Wilen's works co-exists and stands on the shoulders of many other fisheries economists -- Anthony Scott, H. Scott Gordon, and Colin W. Clark, to name just a few. But in terms of value-added applied impact on fisheries policies, I think this contribution stands on its own.

My project is to extend this insight to other areas of environmental and natural resource policy. Climate change is one of several areas that must grapple with questions about capital. Many have written about how the energy infrastructure of most of the world's advance economies is "sticky" because of the expensive, long-lived nature of electricity generation plants. Insofar as that is unchangeable, we have indeed locked in high emissions for decades, and we owe that to the physical capital that has been constructed, the human capital that is narrow and specific to certain electricity generation technologies, and the social capital that seems to be predicated on certain industries, practices, and methods of electricity generation (like coal mining). Capital is sticky, and that is what makes change hard.
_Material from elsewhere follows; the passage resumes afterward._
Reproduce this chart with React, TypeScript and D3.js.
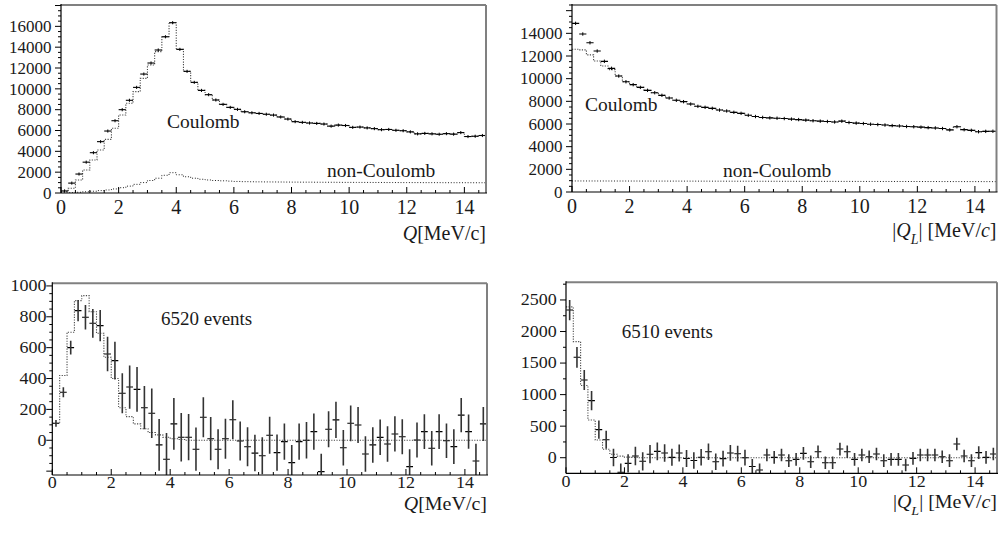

  1. Interesting thesis, Shi-Ling, although it's hard to imagine that capital itself is sticky. Would it be more accurate to say that, once invested, capital becomes sticky?

    I would also suppose the asset-specific nature of some investments - certain kinds of boats, nets, etc., for certain kinds of fish - is a significant factor.


  2. Right, exactly. Jim Wilen's work examines how fishing boats can be re-rigged to fish for other species. If it can, then the capital is less sticky than if it can only be used to catch one species. By capital, I mean the boat itself, not the money to buy it. Thank you for seeking clarification.